__THE EXERCISE__
Every record below should be transcribed exactly. Omit the images.
# # # # # # #
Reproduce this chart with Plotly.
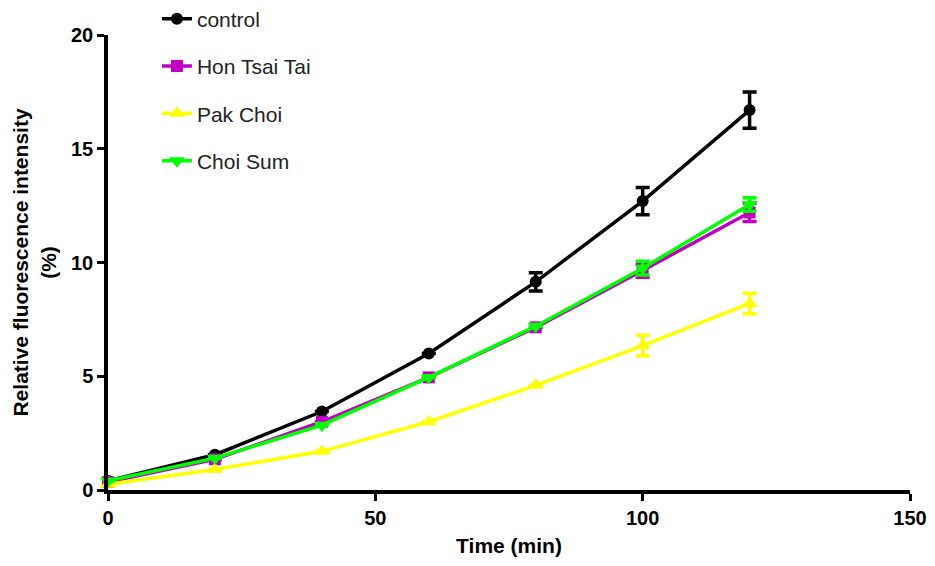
import plotly.graph_objects as go

time_min = [0, 20, 40, 60, 80, 100, 120]

# SEM bars shorter than the symbol are left undrawn (None)
control = [0.4, 1.55, 3.45, 6.0, 9.15, 12.7, 16.7]
control_err = [None, None, None, None, 0.4, 0.6, 0.8]

hon_tsai_tai = [0.35, 1.35, 3.0, 4.95, 7.15, 9.65, 12.2]
hon_tsai_tai_err = [None, None, None, None, None, 0.3, 0.4]

pak_choi = [0.25, 0.9, 1.7, 3.0, 4.6, 6.35, 8.2]
pak_choi_err = [None, None, None, None, None, 0.45, 0.45]

choi_sum = [0.4, 1.4, 2.85, 4.95, 7.2, 9.75, 12.55]
choi_sum_err = [None, None, None, None, None, 0.3, 0.3]

series = [
    ("control", control, control_err, "#000000", "circle", 12),
    ("Hon Tsai Tai", hon_tsai_tai, hon_tsai_tai_err, "#C000C0", "square", 12),
    ("Pak Choi", pak_choi, pak_choi_err, "#FFFF00", "triangle-up", 14),
    ("Choi Sum", choi_sum, choi_sum_err, "#00FF00", "triangle-down", 14),
]

fig = go.Figure()
for i, (name, vals, err, color, sym, msize) in enumerate(series):
    fig.add_trace(go.Scatter(
        x=time_min, y=vals, name=name, mode="lines+markers",
        line=dict(color=color, width=3.5),
        marker=dict(symbol=sym, size=msize, color=color),
        error_y=dict(type="data", array=err, visible=True,
                     color=color, thickness=3.5, width=7),
        legendgroup=f"g{i}",
        cliponaxis=False,
    ))

title_font = dict(family="Liberation Sans", size=21, color="#000000")
tick_font = dict(family="Liberation Sans", size=20, color="#000000", weight="bold")

fig.update_layout(
    width=935, height=566,
    margin=dict(l=108, r=25, t=35, b=76, autoexpand=False),
    plot_bgcolor="white", paper_bgcolor="white",
    showlegend=True,
    legend=dict(
        x=0.061, y=1.08, xanchor="left", yanchor="top",
        font=dict(family="Liberation Sans", size=21, color="#222222"),
        tracegroupgap=17, traceorder="grouped",
        bgcolor="rgba(0,0,0,0)",
    ),
    xaxis=dict(
        range=[0, 150], tickvals=[0, 50, 100, 150],
        showline=True, linecolor="black", linewidth=3.5,
        ticks="outside", ticklen=7, tickwidth=3, tickcolor="black",
        showgrid=False, zeroline=False,
        tickfont=tick_font,
        title=dict(text="<b>Time (min)</b>", font=title_font, standoff=12),
    ),
    yaxis=dict(
        range=[0, 20], tickvals=[0, 5, 10, 15, 20],
        showline=True, linecolor="black", linewidth=3.5,
        ticks="outside", ticklen=7, tickwidth=3, tickcolor="black",
        showgrid=False, zeroline=False,
        tickfont=tick_font,
        title=dict(text="<b>Relative fluorescence intensity<br>(%)</b>", font=title_font, standoff=10),
    ),
)

fig.write_html("out.html")
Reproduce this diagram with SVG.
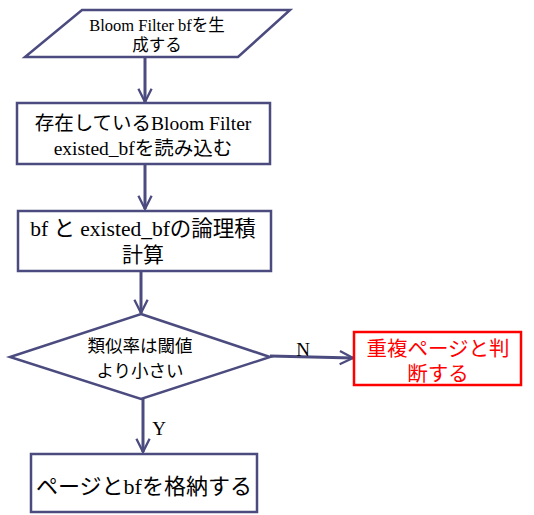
# # # # # # #
__RESULT BELOW__
Reproduce this chart with Plotly.
import plotly.graph_objects as go

time_min = [0, 20, 40, 60, 80, 100, 120]

# SEM bars shorter than the symbol are left undrawn (None)
control = [0.4, 1.55, 3.45, 6.0, 9.15, 12.7, 16.7]
control_err = [None, None, None, None, 0.4, 0.6, 0.8]

hon_tsai_tai = [0.35, 1.35, 3.0, 4.95, 7.15, 9.65, 12.2]
hon_tsai_tai_err = [None, None, None, None, None, 0.3, 0.4]

pak_choi = [0.25, 0.9, 1.7, 3.0, 4.6, 6.35, 8.2]
pak_choi_err = [None, None, None, None, None, 0.45, 0.45]

choi_sum = [0.4, 1.4, 2.85, 4.95, 7.2, 9.75, 12.55]
choi_sum_err = [None, None, None, None, None, 0.3, 0.3]

series = [
    ("control", control, control_err, "#000000", "circle", 12),
    ("Hon Tsai Tai", hon_tsai_tai, hon_tsai_tai_err, "#C000C0", "square", 12),
    ("Pak Choi", pak_choi, pak_choi_err, "#FFFF00", "triangle-up", 14),
    ("Choi Sum", choi_sum, choi_sum_err, "#00FF00", "triangle-down", 14),
]

fig = go.Figure()
for i, (name, vals, err, color, sym, msize) in enumerate(series):
    fig.add_trace(go.Scatter(
        x=time_min, y=vals, name=name, mode="lines+markers",
        line=dict(color=color, width=3.5),
        marker=dict(symbol=sym, size=msize, color=color),
        error_y=dict(type="data", array=err, visible=True,
                     color=color, thickness=3.5, width=7),
        legendgroup=f"g{i}",
        cliponaxis=False,
    ))

title_font = dict(family="Liberation Sans", size=21, color="#000000")
tick_font = dict(family="Liberation Sans", size=20, color="#000000", weight="bold")

fig.update_layout(
    width=935, height=566,
    margin=dict(l=108, r=25, t=35, b=76, autoexpand=False),
    plot_bgcolor="white", paper_bgcolor="white",
    showlegend=True,
    legend=dict(
        x=0.061, y=1.08, xanchor="left", yanchor="top",
        font=dict(family="Liberation Sans", size=21, color="#222222"),
        tracegroupgap=17, traceorder="grouped",
        bgcolor="rgba(0,0,0,0)",
    ),
    xaxis=dict(
        range=[0, 150], tickvals=[0, 50, 100, 150],
        showline=True, linecolor="black", linewidth=3.5,
        ticks="outside", ticklen=7, tickwidth=3, tickcolor="black",
        showgrid=False, zeroline=False,
        tickfont=tick_font,
        title=dict(text="<b>Time (min)</b>", font=title_font, standoff=12),
    ),
    yaxis=dict(
        range=[0, 20], tickvals=[0, 5, 10, 15, 20],
        showline=True, linecolor="black", linewidth=3.5,
        ticks="outside", ticklen=7, tickwidth=3, tickcolor="black",
        showgrid=False, zeroline=False,
        tickfont=tick_font,
        title=dict(text="<b>Relative fluorescence intensity<br>(%)</b>", font=title_font, standoff=10),
    ),
)

fig.write_html("out.html")
Reproduce this diagram with SVG.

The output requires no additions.